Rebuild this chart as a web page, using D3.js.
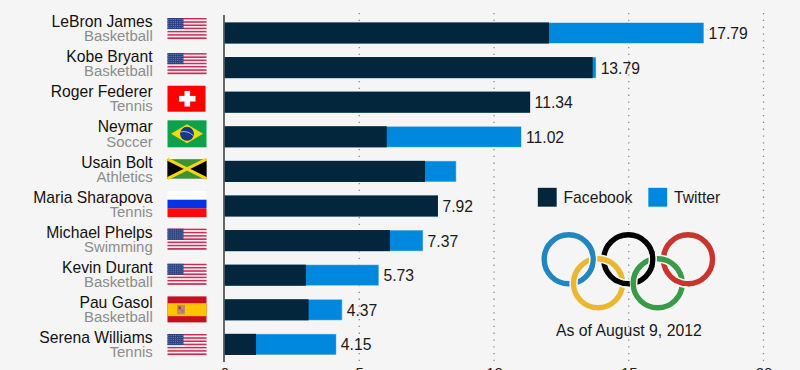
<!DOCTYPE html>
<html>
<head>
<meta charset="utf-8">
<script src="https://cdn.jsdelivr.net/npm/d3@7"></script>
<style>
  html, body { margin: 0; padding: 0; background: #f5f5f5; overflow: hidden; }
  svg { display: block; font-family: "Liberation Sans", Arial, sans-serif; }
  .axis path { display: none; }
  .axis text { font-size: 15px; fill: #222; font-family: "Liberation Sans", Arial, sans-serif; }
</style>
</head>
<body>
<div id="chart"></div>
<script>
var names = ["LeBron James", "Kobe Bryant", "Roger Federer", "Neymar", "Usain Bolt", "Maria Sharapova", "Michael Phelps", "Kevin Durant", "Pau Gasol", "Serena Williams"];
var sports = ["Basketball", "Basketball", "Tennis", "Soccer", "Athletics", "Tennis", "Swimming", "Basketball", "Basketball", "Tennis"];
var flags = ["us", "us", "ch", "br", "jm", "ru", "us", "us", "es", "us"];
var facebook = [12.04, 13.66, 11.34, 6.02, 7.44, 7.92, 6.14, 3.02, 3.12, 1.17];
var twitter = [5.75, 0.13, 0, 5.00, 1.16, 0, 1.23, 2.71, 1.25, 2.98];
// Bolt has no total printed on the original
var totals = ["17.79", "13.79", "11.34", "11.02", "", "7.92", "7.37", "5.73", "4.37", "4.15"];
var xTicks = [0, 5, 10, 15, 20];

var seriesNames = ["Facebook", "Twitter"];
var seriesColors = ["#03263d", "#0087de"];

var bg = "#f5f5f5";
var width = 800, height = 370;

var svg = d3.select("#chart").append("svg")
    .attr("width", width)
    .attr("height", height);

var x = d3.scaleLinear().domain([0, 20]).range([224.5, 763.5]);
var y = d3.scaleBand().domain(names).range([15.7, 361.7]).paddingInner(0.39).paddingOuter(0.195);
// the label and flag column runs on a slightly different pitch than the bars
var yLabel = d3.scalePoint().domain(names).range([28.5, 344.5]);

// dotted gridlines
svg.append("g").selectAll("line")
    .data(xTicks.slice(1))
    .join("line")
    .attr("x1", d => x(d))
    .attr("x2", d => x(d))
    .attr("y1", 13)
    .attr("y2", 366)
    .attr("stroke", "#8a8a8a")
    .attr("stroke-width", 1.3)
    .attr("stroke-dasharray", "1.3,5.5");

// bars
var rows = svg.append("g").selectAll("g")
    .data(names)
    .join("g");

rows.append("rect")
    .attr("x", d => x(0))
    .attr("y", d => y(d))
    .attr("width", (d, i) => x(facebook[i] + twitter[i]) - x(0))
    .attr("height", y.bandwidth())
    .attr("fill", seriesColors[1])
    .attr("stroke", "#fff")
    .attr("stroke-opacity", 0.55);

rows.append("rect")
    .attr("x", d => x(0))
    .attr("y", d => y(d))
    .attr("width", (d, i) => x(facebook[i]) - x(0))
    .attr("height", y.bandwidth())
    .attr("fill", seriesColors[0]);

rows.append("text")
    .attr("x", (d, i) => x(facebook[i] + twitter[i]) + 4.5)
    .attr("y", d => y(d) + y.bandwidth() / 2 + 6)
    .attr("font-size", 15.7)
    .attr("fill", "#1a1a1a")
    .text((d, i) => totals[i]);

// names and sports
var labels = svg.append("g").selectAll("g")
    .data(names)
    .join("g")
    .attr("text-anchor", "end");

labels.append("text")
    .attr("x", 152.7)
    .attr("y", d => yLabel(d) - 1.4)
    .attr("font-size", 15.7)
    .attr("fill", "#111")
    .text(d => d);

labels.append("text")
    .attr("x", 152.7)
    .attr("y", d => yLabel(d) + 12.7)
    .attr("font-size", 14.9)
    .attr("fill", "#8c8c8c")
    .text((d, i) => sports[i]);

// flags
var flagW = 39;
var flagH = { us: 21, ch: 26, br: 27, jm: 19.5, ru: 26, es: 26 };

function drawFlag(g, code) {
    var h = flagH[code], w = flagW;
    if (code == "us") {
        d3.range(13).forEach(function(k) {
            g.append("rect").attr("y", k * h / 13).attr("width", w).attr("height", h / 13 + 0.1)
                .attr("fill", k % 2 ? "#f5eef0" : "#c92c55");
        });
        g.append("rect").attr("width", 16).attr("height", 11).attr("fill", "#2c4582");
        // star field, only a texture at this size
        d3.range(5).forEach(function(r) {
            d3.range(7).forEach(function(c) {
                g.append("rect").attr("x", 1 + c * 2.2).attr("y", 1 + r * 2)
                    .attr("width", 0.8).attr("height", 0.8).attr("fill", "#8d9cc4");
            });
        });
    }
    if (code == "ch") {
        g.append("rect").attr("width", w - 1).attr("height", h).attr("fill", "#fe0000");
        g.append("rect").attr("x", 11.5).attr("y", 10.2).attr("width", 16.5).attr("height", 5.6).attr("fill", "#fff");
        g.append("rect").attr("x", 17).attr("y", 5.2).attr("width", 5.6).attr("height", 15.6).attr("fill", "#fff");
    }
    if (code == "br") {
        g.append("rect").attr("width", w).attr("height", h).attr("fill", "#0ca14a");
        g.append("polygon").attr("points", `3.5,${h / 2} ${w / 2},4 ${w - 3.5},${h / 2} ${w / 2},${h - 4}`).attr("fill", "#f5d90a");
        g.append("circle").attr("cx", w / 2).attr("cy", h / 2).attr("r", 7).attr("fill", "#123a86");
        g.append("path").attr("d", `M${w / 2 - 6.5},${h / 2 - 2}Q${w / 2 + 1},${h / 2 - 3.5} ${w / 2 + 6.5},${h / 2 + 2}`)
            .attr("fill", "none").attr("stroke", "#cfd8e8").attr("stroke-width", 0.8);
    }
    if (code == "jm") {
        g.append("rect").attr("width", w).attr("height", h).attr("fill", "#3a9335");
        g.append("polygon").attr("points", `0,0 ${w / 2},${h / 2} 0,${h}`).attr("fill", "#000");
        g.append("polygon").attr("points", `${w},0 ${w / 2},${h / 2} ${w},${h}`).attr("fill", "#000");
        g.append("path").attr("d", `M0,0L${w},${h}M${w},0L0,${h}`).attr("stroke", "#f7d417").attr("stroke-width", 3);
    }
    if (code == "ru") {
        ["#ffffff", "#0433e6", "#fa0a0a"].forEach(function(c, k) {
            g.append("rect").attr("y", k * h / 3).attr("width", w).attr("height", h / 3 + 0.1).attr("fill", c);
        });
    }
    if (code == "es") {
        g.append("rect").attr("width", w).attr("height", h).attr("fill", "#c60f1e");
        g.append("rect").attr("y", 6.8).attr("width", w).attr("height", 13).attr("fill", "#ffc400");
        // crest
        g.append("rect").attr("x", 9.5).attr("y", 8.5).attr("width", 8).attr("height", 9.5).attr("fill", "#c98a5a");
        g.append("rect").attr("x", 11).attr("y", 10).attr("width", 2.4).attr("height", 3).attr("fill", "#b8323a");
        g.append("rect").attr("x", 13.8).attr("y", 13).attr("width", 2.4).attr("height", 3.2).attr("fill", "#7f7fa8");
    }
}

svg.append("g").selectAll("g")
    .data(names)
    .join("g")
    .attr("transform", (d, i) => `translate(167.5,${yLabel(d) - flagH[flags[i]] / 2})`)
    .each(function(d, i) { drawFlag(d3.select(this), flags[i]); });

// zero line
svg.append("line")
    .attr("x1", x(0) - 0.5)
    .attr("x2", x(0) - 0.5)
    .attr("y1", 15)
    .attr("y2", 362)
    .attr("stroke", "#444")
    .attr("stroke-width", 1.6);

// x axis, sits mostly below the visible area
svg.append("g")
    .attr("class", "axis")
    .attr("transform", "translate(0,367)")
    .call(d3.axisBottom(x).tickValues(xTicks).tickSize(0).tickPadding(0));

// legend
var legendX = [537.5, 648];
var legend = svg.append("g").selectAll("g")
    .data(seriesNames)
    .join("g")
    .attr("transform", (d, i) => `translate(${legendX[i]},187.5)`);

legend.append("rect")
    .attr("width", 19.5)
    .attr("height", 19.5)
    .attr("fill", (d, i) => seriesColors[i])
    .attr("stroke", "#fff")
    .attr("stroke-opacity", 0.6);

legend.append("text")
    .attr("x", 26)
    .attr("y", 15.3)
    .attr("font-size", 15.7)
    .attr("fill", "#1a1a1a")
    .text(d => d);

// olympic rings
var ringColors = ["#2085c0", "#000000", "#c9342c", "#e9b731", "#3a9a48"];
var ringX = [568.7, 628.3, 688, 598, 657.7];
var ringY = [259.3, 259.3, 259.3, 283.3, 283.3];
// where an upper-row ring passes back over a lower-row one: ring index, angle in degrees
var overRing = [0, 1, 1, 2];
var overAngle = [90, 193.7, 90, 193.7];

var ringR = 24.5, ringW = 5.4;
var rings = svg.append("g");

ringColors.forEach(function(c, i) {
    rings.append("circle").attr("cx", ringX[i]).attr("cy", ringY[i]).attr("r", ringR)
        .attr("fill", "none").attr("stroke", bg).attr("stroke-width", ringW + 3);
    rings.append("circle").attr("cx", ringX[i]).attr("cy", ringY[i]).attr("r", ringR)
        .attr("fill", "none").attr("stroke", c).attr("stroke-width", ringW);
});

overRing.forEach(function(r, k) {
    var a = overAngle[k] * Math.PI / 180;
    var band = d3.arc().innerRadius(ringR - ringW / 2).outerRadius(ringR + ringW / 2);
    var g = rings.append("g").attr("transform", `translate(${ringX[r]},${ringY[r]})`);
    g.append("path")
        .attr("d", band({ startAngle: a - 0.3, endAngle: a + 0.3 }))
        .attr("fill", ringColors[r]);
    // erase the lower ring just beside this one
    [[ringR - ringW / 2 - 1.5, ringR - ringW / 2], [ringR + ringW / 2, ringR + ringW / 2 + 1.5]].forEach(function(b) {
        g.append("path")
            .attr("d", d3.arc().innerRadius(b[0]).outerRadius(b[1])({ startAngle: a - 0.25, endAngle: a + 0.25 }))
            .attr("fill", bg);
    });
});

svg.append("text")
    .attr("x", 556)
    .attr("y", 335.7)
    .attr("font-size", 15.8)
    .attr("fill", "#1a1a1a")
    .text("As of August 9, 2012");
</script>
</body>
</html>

□ □ □

• _TASK DETAILS_: Skip every picture and return the lines above from the top through the one that contains "var yLabel = d3.scalePoint().domain(names).range([28.5, 344.5]);".

• _ANSWER TO THE TASK_:
Rebuild this chart as a web page, using D3.js.
<!DOCTYPE html>
<html>
<head>
<meta charset="utf-8">
<script src="https://cdn.jsdelivr.net/npm/d3@7"></script>
<style>
  html, body { margin: 0; padding: 0; background: #f5f5f5; overflow: hidden; }
  svg { display: block; font-family: "Liberation Sans", Arial, sans-serif; }
  .axis path { display: none; }
  .axis text { font-size: 15px; fill: #222; font-family: "Liberation Sans", Arial, sans-serif; }
</style>
</head>
<body>
<div id="chart"></div>
<script>
var names = ["LeBron James", "Kobe Bryant", "Roger Federer", "Neymar", "Usain Bolt", "Maria Sharapova", "Michael Phelps", "Kevin Durant", "Pau Gasol", "Serena Williams"];
var sports = ["Basketball", "Basketball", "Tennis", "Soccer", "Athletics", "Tennis", "Swimming", "Basketball", "Basketball", "Tennis"];
var flags = ["us", "us", "ch", "br", "jm", "ru", "us", "us", "es", "us"];
var facebook = [12.04, 13.66, 11.34, 6.02, 7.44, 7.92, 6.14, 3.02, 3.12, 1.17];
var twitter = [5.75, 0.13, 0, 5.00, 1.16, 0, 1.23, 2.71, 1.25, 2.98];
// Bolt has no total printed on the original
var totals = ["17.79", "13.79", "11.34", "11.02", "", "7.92", "7.37", "5.73", "4.37", "4.15"];
var xTicks = [0, 5, 10, 15, 20];

var seriesNames = ["Facebook", "Twitter"];
var seriesColors = ["#03263d", "#0087de"];

var bg = "#f5f5f5";
var width = 800, height = 370;

var svg = d3.select("#chart").append("svg")
    .attr("width", width)
    .attr("height", height);

var x = d3.scaleLinear().domain([0, 20]).range([224.5, 763.5]);
var y = d3.scaleBand().domain(names).range([15.7, 361.7]).paddingInner(0.39).paddingOuter(0.195);
// the label and flag column runs on a slightly different pitch than the bars
var yLabel = d3.scalePoint().domain(names).range([28.5, 344.5]);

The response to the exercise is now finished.